The moment primary returns confirmed Thompson in first and Jones eliminated, the entire risk profile collapsed. The 46-percentage-point move occurred not because new political information emerged after the primary, but because the primary itself was the information event. Markets that sat at 50% before June 2 were pricing a contested intra-party race. Markets at 96% after June 5 are pricing a non-competitive general election. Both prices were rational for their respective information states.


The Case Against 96%: What Would Have to Go Wrong

Any honest assessment of a 96% implied probability must grapple with the downside scenario. For Riehle to win CA-04 in November, several conditions would likely need to converge. First, the national political environment would need to shift decisively toward Republicans in a way that overrides district-level partisanship. Midterm elections can produce wave dynamics, but a swing large enough to flip a redrawn blue-lean district would imply a Republican pickup of 30 or more House seats nationwide.

Second, Thompson would need to lose Democratic base support. At 74 years old (first elected in 1998), age could become a factor if his campaign energy flags between June and November. Riehle, a business owner and entrepreneur, could theoretically run a localized campaign focused on Sacramento Valley economic concerns that peels off moderate voters. Third, turnout differentials in a midterm year could narrow the partisan gap if progressive voters in Napa and Yolo stay home.

These scenarios are not impossible. They are, however, individually unlikely and collectively improbable. The 4% residual probability is a reasonable accounting of these tail risks.

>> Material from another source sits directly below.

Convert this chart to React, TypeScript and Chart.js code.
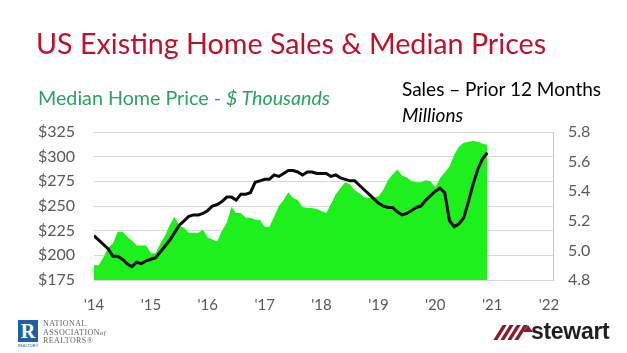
import React, { useEffect, useRef } from 'react';
import { Chart, registerables } from 'chart.js';

Chart.register(...registerables);

const startYear = 2014;
const yearTicks = [2014, 2015, 2016, 2017, 2018, 2019, 2020, 2021, 2022];
const priceTicks = [175, 200, 225, 250, 275, 300, 325];
const salesTicks = [4.8, 5.0, 5.2, 5.4, 5.6, 5.8];

// Median home price, $ thousands, monthly Jan 2014 – Dec 2020
const priceThousands = [
  190, 190, 198, 208, 212, 224, 224, 219, 215, 210, 210, 210,
  202, 202, 212, 220, 231, 239, 230, 228, 223, 223, 223, 226,
  218, 216, 214, 225, 233, 249, 243, 243, 238, 238, 236, 236,
  229, 229, 239, 250, 256, 264, 258, 256, 249, 248, 248, 247,
  245, 243, 252, 262, 268, 274, 272, 266, 263, 259, 258, 258,
  260, 266, 276, 282, 287, 281, 279, 275, 274, 274, 276, 275,
  269, 278, 284, 290, 302, 310, 314, 315, 316, 315, 313, 312,
];

// Existing home sales, prior 12 months, millions
const salesMillions = [
  5.10, 5.07, 5.04, 5.01, 4.96, 4.96, 4.94, 4.91, 4.89, 4.92, 4.91, 4.93,
  4.94, 4.95, 4.99, 5.03, 5.07, 5.12, 5.17, 5.20, 5.23, 5.24, 5.24, 5.25,
  5.27, 5.30, 5.31, 5.33, 5.36, 5.36, 5.34, 5.38, 5.38, 5.39, 5.46, 5.47,
  5.48, 5.48, 5.51, 5.50, 5.52, 5.54, 5.54, 5.53, 5.51, 5.53, 5.53, 5.52,
  5.52, 5.52, 5.50, 5.51, 5.49, 5.48, 5.47, 5.47, 5.44, 5.41, 5.38, 5.35,
  5.32, 5.30, 5.29, 5.29, 5.26, 5.24, 5.25, 5.27, 5.29, 5.30, 5.34, 5.37,
  5.40, 5.42, 5.39, 5.20, 5.16, 5.18, 5.22, 5.33, 5.45, 5.55, 5.62, 5.66,
];

const FONT = 'Lato, "Open Sans", sans-serif';

function ChartView() {
  const ref = useRef<HTMLCanvasElement | null>(null);
  useEffect(() => {
    if (!ref.current) return;
    const pricePts = priceThousands.map((v, i) => ({ x: startYear + i / 12, y: v }));
    const salesPts = salesMillions.map((v, i) => ({ x: startYear + i / 12, y: v }));
    const chart = new Chart(ref.current, {
      type: 'line',
      data: {
        datasets: [
          {
            label: 'Sales',
            data: salesPts,
            yAxisID: 'ySales',
            borderColor: '#0a0a0a',
            borderWidth: 3,
            pointRadius: 0,
            fill: false,
            order: 0,
            tension: 0,
          },
          {
            label: 'Price',
            data: pricePts,
            yAxisID: 'yPrice',
            borderColor: '#1ef01e',
            backgroundColor: '#1ef01e',
            borderWidth: 0,
            pointRadius: 0,
            fill: 'start',
            order: 1,
            tension: 0,
          },
        ],
      },
      options: {
        animation: false,
        responsive: false,
        maintainAspectRatio: false,
        layout: { padding: { top: 132, left: 0, right: 0, bottom: 0 } },
        plugins: { legend: { display: false }, tooltip: { enabled: false } },
        scales: {
          x: {
            type: 'linear',
            min: 2014,
            max: 2022.07,
            afterBuildTicks: (scale: any) => {
              scale.ticks = yearTicks.map((v) => ({ value: v }));
            },
            afterFit: (scale: any) => {
              scale.height = 73;
            },
            grid: { display: false, drawTicks: false },
            border: { display: false },
            ticks: {
              padding: 16,
              color: '#595959',
              font: { family: FONT, size: 15 },
              maxRotation: 0,
              autoSkip: false,
              callback: (v: any) => "'" + String(v).slice(2),
            },
          },
          yPrice: {
            position: 'left',
            min: 175,
            max: 325,
            afterBuildTicks: (scale: any) => {
              scale.ticks = priceTicks.map((v) => ({ value: v }));
            },
            afterFit: (scale: any) => {
              scale.width = 94;
            },
            grid: { color: '#d9d9d9', lineWidth: 1, drawTicks: false },
            border: { display: false },
            ticks: {
              padding: 19,
              color: '#595959',
              font: { family: FONT, size: 16 },
              callback: (v: any) => '$' + v,
            },
          },
          ySales: {
            position: 'right',
            min: 4.8,
            max: 5.8,
            afterBuildTicks: (scale: any) => {
              scale.ticks = salesTicks.map((v) => ({ value: v }));
            },
            afterFit: (scale: any) => {
              scale.width = 74;
            },
            grid: { display: false, drawTicks: false },
            border: { display: true, color: '#a6d6d6', width: 1 },
            ticks: {
              padding: 15,
              color: '#595959',
              font: { family: FONT, size: 16 },
              callback: (v: any) => Number(v).toFixed(1),
            },
          },
        },
      },
    });
    return () => chart.destroy();
  }, []);
  return <canvas ref={ref} width={627} height={353} style={{ position: 'absolute', left: 0, top: 0 }} />;
}

const slash = (left: number) => (
  <div
    key={left}
    style={{ position: 'absolute', left, top: 325, width: 4, height: 15, background: '#8c1c2c', transform: 'skewX(-32deg)' }}
  />
);

export default function App() {
  return (
    <div style={{ position: 'fixed', left: 0, top: 0, width: 627, height: 353, background: '#fff', overflow: 'hidden', fontFamily: FONT }}>
      <ChartView />
      <div style={{ position: 'absolute', left: 36, top: 26, fontSize: 28.7, lineHeight: '34px', color: '#c0102a', whiteSpace: 'nowrap' }}>
        US Existing Home Sales &amp; Median Prices
      </div>
      <div style={{ position: 'absolute', left: 38, top: 86, fontSize: 19.7, lineHeight: '23px', color: '#2aa35e', whiteSpace: 'nowrap' }}>
        Median Home Price - <i>$ Thousands</i>
      </div>
      <div style={{ position: 'absolute', left: 402, top: 77, fontSize: 19, lineHeight: '23px', color: '#000', whiteSpace: 'nowrap' }}>
        Sales – Prior 12 Months
      </div>
      <div style={{ position: 'absolute', left: 402, top: 103, fontSize: 19, lineHeight: '23px', color: '#000', whiteSpace: 'nowrap', fontStyle: 'italic' }}>
        Millions
      </div>
      {/* NAR logo */}
      <div style={{ position: 'absolute', left: 18, top: 320, width: 20, height: 22, background: '#1f5fa6', color: '#fff', fontFamily: 'Liberation Serif, serif', fontWeight: 'bold', fontSize: 20, lineHeight: '22px', textAlign: 'center' }}>
        R
      </div>
      <div style={{ position: 'absolute', left: 18, top: 343, width: 20, fontSize: 4, lineHeight: '5px', color: '#1f5fa6', textAlign: 'center' }}>
        REALTOR®
      </div>
      <div style={{ position: 'absolute', left: 43, top: 320, fontFamily: 'Liberation Serif, serif', fontSize: 8, lineHeight: '8.5px', color: '#666', letterSpacing: 0.4 }}>
        <div>NATIONAL</div>
        <div>ASSOCIATION<i style={{ fontSize: 7 }}>of</i></div>
        <div>REALTORS®</div>
      </div>
      {/* stewart logo */}
      {[498, 505, 512, 519].map(slash)}
      <div style={{ position: 'absolute', left: 523, top: 325, width: 0, height: 0, borderLeft: '5px solid transparent', borderRight: '5px solid transparent', borderBottom: '7px solid #8c1c2c' }} />
      <div style={{ position: 'absolute', left: 531, top: 318, fontFamily: 'Liberation Sans, Arial, sans-serif', fontSize: 23, lineHeight: '26px', fontWeight: 'bold', color: '#231f20', letterSpacing: -0.3, whiteSpace: 'nowrap' }}>
        stewart
      </div>
    </div>
  );
}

Riehle would need a political environment that does not currently exist, combined with a Thompson stumble that has no current evidence. The market at 96% is not overconfident. It is correctly reading a race where the structural outcome was determined on June 2.


Resolution and What to Watch

This market resolves on November 3, 2026. Between now and then, the price is unlikely to move materially unless one of the tail-risk scenarios described above begins to materialize. Traders looking for value in CA-04 will find none at 96%. The informational edge was available to anyone who read the primary returns five days ago. The market has now fully absorbed that edge, and the spread across platforms confirms there is no arbitrage opportunity remaining.

The broader lesson: in California's top-two system, prediction markets on general election outcomes are often mispriced before the primary and correctly priced immediately after. CA-04 is a clean example of that pattern. The Democratic Party's 96% is not a prediction. It is a description of the race that already exists.